Recordbreakerz developing talent through 7-on-7 football
Entering into his high school years as a football player didn’t look too promising for Jayden Bodison.
He struggled with his grades and fractures on both feet made it hard for him to focus on the sport. It cost him two years before he had a breakthrough.
That came when he was introduced to 7-on-7 football by Devin Rispress, assistant head coach at Gadsden County High School. Both were at Godby High School, Rispress as an assistant coach and Bodison as a player trying to find his way.
Bodison, now a rising senior, is looking to his first season of playing at Marshall University after being offered a scholarship by the Thundering Herds.
“Before the season started (last year), going to college was looking kind of cloudy for him,” said Rispress, “but after a 7-on-7 season he had a lights out year.”
Bodison is one of the latest success stories that Rispress could share, thanks to his ties to the Recordbreakerz’s 7-on-7 program. It has become the way that several players from area high schools get exposed to college coaches.

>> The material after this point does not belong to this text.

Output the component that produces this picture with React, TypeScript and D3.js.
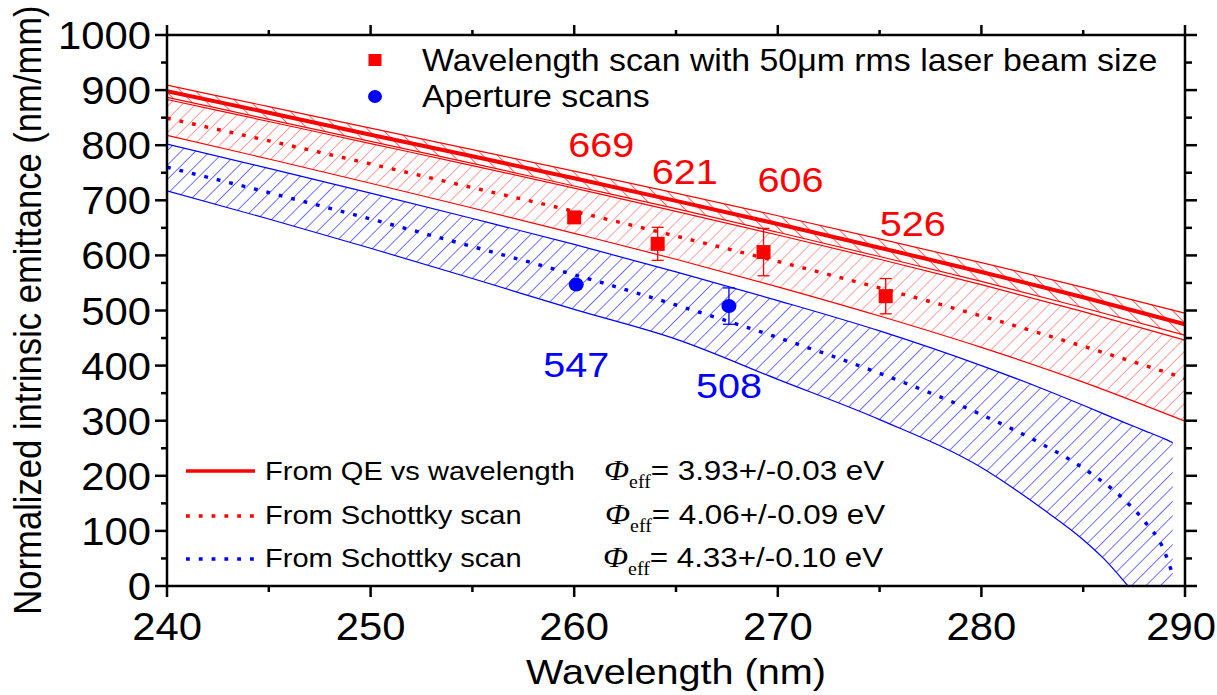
import React from 'react';
import * as d3 from 'd3';

// ---- data -------------------------------------------------------------
const WAVELENGTHS = [240, 245, 250, 255, 260, 265, 270, 275, 280, 285, 290];

// QE vs wavelength fit (Φeff = 3.93 ± 0.03 eV)
const QE_CURVE = [898, 859, 819, 780, 740, 699, 657, 614, 570, 524, 475];
const QE_UPPER = [909, 870, 831, 792, 753, 713, 672, 630, 587, 542, 495];
const QE_LOWER = [887, 847, 807, 767, 726, 685, 642, 598, 553, 505, 455];

// Schottky scan, red (Φeff = 4.06 ± 0.09 eV)
const SCHOTTKY_RED = [849, 808, 766, 723, 680, 635, 589, 541, 490, 435, 377];
const SCHOTTKY_RED_UPPER = [883, 843, 803, 763, 722, 680, 637, 593, 547, 498, 446];
const SCHOTTKY_RED_LOWER = [818, 775, 731, 686, 640, 593, 543, 490, 433, 370, 299];

// Schottky scan, blue (Φeff = 4.33 ± 0.10 eV)
const BLUE_WL = [240, 245, 250, 255, 260, 265, 270, 275, 280, 283, 285, 287, 288, 289, 289.4];
const SCHOTTKY_BLUE = [760, 714, 666, 616, 565, 510, 451, 386, 311, 257, 214, 157, 118, 62, 20];
const SCHOTTKY_BLUE_UPPER = [802, 758, 713, 667, 620, 570, 518, 463, 400, 358, 328, 297, 282, 267, 260];
const BLUE_LOWER_WL = [240, 245, 250, 255, 260, 265, 270, 275, 280, 283, 285, 286, 287.2];
const SCHOTTKY_BLUE_LOWER = [717, 666, 613, 558, 502, 448, 375, 302, 215, 140, 84, 50, 0];

// Measurements
const SCAN_WL = [260, 264.1, 269.3, 275.3];
const SCAN_EMIT = [669, 621, 606, 526];
const SCAN_ERR = [0, 30, 43, 32];
const APERTURE_WL = [260.1, 267.6];
const APERTURE_EMIT = [547, 508];
const APERTURE_ERR = [0, 33];

const X_TICKS = [240, 250, 260, 270, 280, 290];
const X_MINOR = [245, 255, 265, 275, 285];
const Y_TICKS = [0, 100, 200, 300, 400, 500, 600, 700, 800, 900, 1000];
const Y_MINOR = [50, 150, 250, 350, 450, 550, 650, 750, 850, 950];

// ---- layout -----------------------------------------------------------
const W = 1217;
const H = 695;
const L = 167;
const R = 1185;
const T = 35;
const B = 586;

const SANS = '"Liberation Sans", Arial, sans-serif';
const SERIF = '"Liberation Serif", "Times New Roman", serif';
const SX = 1.1; // horizontal glyph stretch

const RED = '#ff0000';
const PINK = '#ff6464';
const BLUE = '#0000ff';

const x = d3.scaleLinear().domain([240, 290]).range([L, R]);
const y = d3.scaleLinear().domain([0, 1000]).range([B, T]);

const line = d3
  .line<[number, number]>()
  .x((d) => x(d[0]))
  .y((d) => y(d[1]))
  .curve(d3.curveMonotoneX);

const zip = (a: number[], b: number[]) => a.map((v, i) => [v, b[i]] as [number, number]);

const band = (wl: number[], lo: number[], hi: number[]) =>
  d3
    .area<number>()
    .x((_, i) => x(wl[i]))
    .y0((_, i) => y(lo[i]))
    .y1((_, i) => y(hi[i]))
    .curve(d3.curveMonotoneX)(wl) as string;

function blueBandPath() {
  const upper = line(zip(BLUE_WL, SCHOTTKY_BLUE_UPPER)) as string;
  const lowerRev = zip(BLUE_LOWER_WL, SCHOTTKY_BLUE_LOWER).reverse();
  const lower = (line(lowerRev) as string).replace(/^M/, 'L');
  const xEnd = BLUE_WL[BLUE_WL.length - 1];
  const xZero = BLUE_LOWER_WL[BLUE_LOWER_WL.length - 1];
  return `${upper}L${x(xEnd)},${y(0)}L${x(xZero)},${y(0)}${lower}Z`;
}

type TxtProps = {
  x: number;
  y: number;
  size: number;
  anchor?: 'start' | 'middle' | 'end';
  fill?: string;
  rotate?: number;
  family?: string;
  children: React.ReactNode;
};

function Txt({ x: tx, y: ty, size, anchor = 'start', fill = '#000', rotate = 0, family = SANS, children }: TxtProps) {
  return (
    <text
      transform={`translate(${tx},${ty}) scale(${SX},1)${rotate ? ` rotate(${rotate})` : ''}`}
      textAnchor={anchor}
      fontSize={size}
      fill={fill}
      fontFamily={family}
    >
      {children}
    </text>
  );
}

function PhiLabel({ x0, y0, text }: { x0: number; y0: number; text: string }) {
  return (
    <text transform={`translate(${x0},${y0}) scale(${SX},1)`} fontSize={28.5} fontFamily={SANS} fill="#000">
      <tspan fontFamily={SERIF} fontStyle="italic" fontSize={30}>
        Φ
      </tspan>
      <tspan fontFamily={SERIF} fontSize={18} dy={8}>
        eff
      </tspan>
      <tspan dy={-8}>{text}</tspan>
    </text>
  );
}

export default function App() {
  const dotted = { strokeWidth: 3.4, strokeDasharray: '3.8 9', fill: 'none' } as const;

  return (
    <svg width={W} height={H} style={{ position: 'absolute', left: 0, top: 0, background: '#fff' }}>
      <defs>
        <clipPath id="plot-clip">
          <rect x={L} y={T} width={R - L} height={B - T} />
        </clipPath>
        <pattern id="hatch-qe" width={10.5} height={10.5} patternUnits="userSpaceOnUse" patternTransform="rotate(-45)">
          <line x1={0} y1={0} x2={0} y2={10.5} stroke={RED} strokeWidth={1.2} />
        </pattern>
        <pattern id="hatch-red" width={9.2} height={9.2} patternUnits="userSpaceOnUse" patternTransform="rotate(45)">
          <line x1={0} y1={0} x2={0} y2={9.2} stroke={PINK} strokeWidth={1.2} />
        </pattern>
        <pattern id="hatch-blue" width={10.2} height={10.2} patternUnits="userSpaceOnUse" patternTransform="rotate(45)">
          <line x1={0} y1={0} x2={0} y2={10.2} stroke={BLUE} strokeWidth={1.1} />
        </pattern>
      </defs>

      <g clipPath="url(#plot-clip)">
        {/* uncertainty bands */}
        <path d={blueBandPath()} fill="url(#hatch-blue)" />
        <path d={band(WAVELENGTHS, SCHOTTKY_RED_LOWER, SCHOTTKY_RED_UPPER)} fill="url(#hatch-red)" />
        <path d={band(WAVELENGTHS, QE_LOWER, QE_UPPER)} fill="#fff" />
        <path d={band(WAVELENGTHS, QE_LOWER, QE_UPPER)} fill="url(#hatch-qe)" />

        {/* band edges */}
        <path d={line(zip(BLUE_WL, SCHOTTKY_BLUE_UPPER)) as string} stroke={BLUE} strokeWidth={1.2} fill="none" />
        <path d={line(zip(BLUE_LOWER_WL, SCHOTTKY_BLUE_LOWER)) as string} stroke={BLUE} strokeWidth={1.2} fill="none" />
        <path d={line(zip(WAVELENGTHS, SCHOTTKY_RED_UPPER)) as string} stroke={RED} strokeWidth={1.2} fill="none" />
        <path d={line(zip(WAVELENGTHS, SCHOTTKY_RED_LOWER)) as string} stroke={RED} strokeWidth={1.2} fill="none" />
        <path d={line(zip(WAVELENGTHS, QE_UPPER)) as string} stroke={RED} strokeWidth={1.2} fill="none" />
        <path d={line(zip(WAVELENGTHS, QE_LOWER)) as string} stroke={RED} strokeWidth={1.2} fill="none" />

        {/* central curves */}
        <path d={line(zip(BLUE_WL, SCHOTTKY_BLUE)) as string} stroke={BLUE} {...dotted} />
        <path d={line(zip(WAVELENGTHS, SCHOTTKY_RED)) as string} stroke={RED} {...dotted} />
        <path d={line(zip(WAVELENGTHS, QE_CURVE)) as string} stroke={RED} strokeWidth={4} fill="none" />
      </g>

      {/* measurements */}
      {SCAN_WL.map((wl, i) => {
        const cx = x(wl);
        const cy = y(SCAN_EMIT[i]);
        const e = SCAN_ERR[i];
        return (
          <g key={`s${i}`}>
            {e > 0 && (
              <g stroke={RED} strokeWidth={1.3}>
                <line x1={cx} x2={cx} y1={y(SCAN_EMIT[i] + e)} y2={y(SCAN_EMIT[i] - e)} />
                <line x1={cx - 6} x2={cx + 6} y1={y(SCAN_EMIT[i] + e)} y2={y(SCAN_EMIT[i] + e)} />
                <line x1={cx - 6} x2={cx + 6} y1={y(SCAN_EMIT[i] - e)} y2={y(SCAN_EMIT[i] - e)} />
              </g>
            )}
            <rect x={cx - 7} y={cy - 7} width={14} height={14} fill={RED} />
            <Txt x={cx + 27} y={cy - 60} size={36} anchor="middle" fill={RED}>
              {SCAN_EMIT[i]}
            </Txt>
          </g>
        );
      })}
      {APERTURE_WL.map((wl, i) => {
        const cx = x(wl);
        const cy = y(APERTURE_EMIT[i]);
        const e = APERTURE_ERR[i];
        return (
          <g key={`a${i}`}>
            {e > 0 && (
              <g stroke={BLUE} strokeWidth={1.3}>
                <line x1={cx} x2={cx} y1={y(APERTURE_EMIT[i] + e)} y2={y(APERTURE_EMIT[i] - e)} />
                <line x1={cx - 6} x2={cx + 6} y1={y(APERTURE_EMIT[i] + e)} y2={y(APERTURE_EMIT[i] + e)} />
                <line x1={cx - 6} x2={cx + 6} y1={y(APERTURE_EMIT[i] - e)} y2={y(APERTURE_EMIT[i] - e)} />
              </g>
            )}
            <ellipse cx={cx} cy={cy} rx={7.5} ry={7} fill={BLUE} />
            <Txt x={cx} y={cy + 92} size={36} anchor="middle" fill={BLUE}>
              {APERTURE_EMIT[i]}
            </Txt>
          </g>
        );
      })}

      {/* axes frame and ticks */}
      <g stroke="#000" strokeWidth={2.5} fill="none">
        <rect x={L} y={T} width={R - L} height={B - T} />
        {X_TICKS.map((v) => (
          <g key={`xt${v}`}>
            <line x1={x(v)} x2={x(v)} y1={B} y2={B + 11} />
            <line x1={x(v)} x2={x(v)} y1={T} y2={T - 10} />
          </g>
        ))}
        {X_MINOR.map((v) => (
          <g key={`xm${v}`}>
            <line x1={x(v)} x2={x(v)} y1={B} y2={B + 6} />
            <line x1={x(v)} x2={x(v)} y1={T} y2={T - 5} />
          </g>
        ))}
        {Y_TICKS.map((v) => (
          <g key={`yt${v}`}>
            <line x1={L} x2={L - 12} y1={y(v)} y2={y(v)} />
            <line x1={R} x2={R + 12} y1={y(v)} y2={y(v)} />
          </g>
        ))}
        {Y_MINOR.map((v) => (
          <g key={`ym${v}`}>
            <line x1={L} x2={L - 6} y1={y(v)} y2={y(v)} />
            <line x1={R} x2={R + 7} y1={y(v)} y2={y(v)} />
          </g>
        ))}
      </g>

      {/* tick labels */}
      {X_TICKS.map((v) => (
        <Txt key={`xl${v}`} x={Math.min(x(v), W - 36)} y={640} size={38} anchor="middle">
          {v}
        </Txt>
      ))}
      {Y_TICKS.map((v) => (
        <Txt key={`yl${v}`} x={151} y={y(v) + 14} size={38} anchor="end">
          {v}
        </Txt>
      ))}

      {/* axis titles */}
      <Txt x={(L + R) / 2} y={684} size={36} anchor="middle">
        Wavelength (nm)
      </Txt>
      <Txt x={41} y={310} size={34.6} anchor="middle" rotate={-90}>
        Normalized intrinsic emittance (nm/mm)
      </Txt>

      {/* marker legend */}
      <rect x={368.5} y={54} width={13} height={12} fill={RED} />
      <ellipse cx={375} cy={96.5} rx={7} ry={6.5} fill={BLUE} />
      <Txt x={422} y={71} size={30.8}>
        Wavelength scan with 50μm rms laser beam size
      </Txt>
      <Txt x={422} y={107} size={30.8}>
        Aperture scans
      </Txt>

      {/* curve legend */}
      <line x1={186} x2={255} y1={471} y2={471} stroke={RED} strokeWidth={3.5} />
      <line x1={186} x2={255} y1={516} y2={516} stroke={RED} {...dotted} />
      <line x1={186} x2={255} y1={559} y2={559} stroke={BLUE} {...dotted} />
      <Txt x={265} y={480} size={26.4}>
        From QE vs wavelength
      </Txt>
      <Txt x={265} y={524} size={26.4}>
        From Schottky scan
      </Txt>
      <Txt x={265} y={567} size={26.4}>
        From Schottky scan
      </Txt>
      <PhiLabel x0={604} y0={480} text="= 3.93+/-0.03 eV" />
      <PhiLabel x0={605} y0={524} text="= 4.06+/-0.09 eV" />
      <PhiLabel x0={603} y0={567} text="= 4.33+/-0.10 eV" />
    </svg>
  );
}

The 7-on-7 concept isn’t new, although the games have become popular over the last decade. Players compete for a championship in tournaments that usually run all day before a champion is crowned.
The matchups bring together players who otherwise might not compete against each other. His two years with the Recordbreakerz has allowed him to become “more versatile,” Bodison said.
The list of Recordbreakerz alums is a lengthy one that includes player from Jacksonville and the Big Bend. Some of them are Marcus Riley, Louisville/Bethune Cookman; Destin Coates, Georgia State; Myjai Sanders, Cincinnati; Aric Horne, Iowa University, and Kelvin Dean, a redshirt freshman at FAU.
Being exposed while playing tournaments in South Florida were essential to the offer from FAU, said Dean, who also had offers from a length list of schools that includes Temple and Ohio State.
“Showing out in those games kind of helped,” he said. “We had a lot of big games.”
Rispress joined the Recordbreakerz’s coaching staff at the urging of his college roommate Maurice Harris in 2016. Together they have been grooming young men into top-notch talent.
“The key thing for them is working with top talent day in and day out,” Rispress said. “They benefit from it.”
So did Sanders, who said his experience at Cincinnati sometimes feels a little surreal.
“I worked for it,” he said, “but many times it’s just something that I didn’t know would come like this.”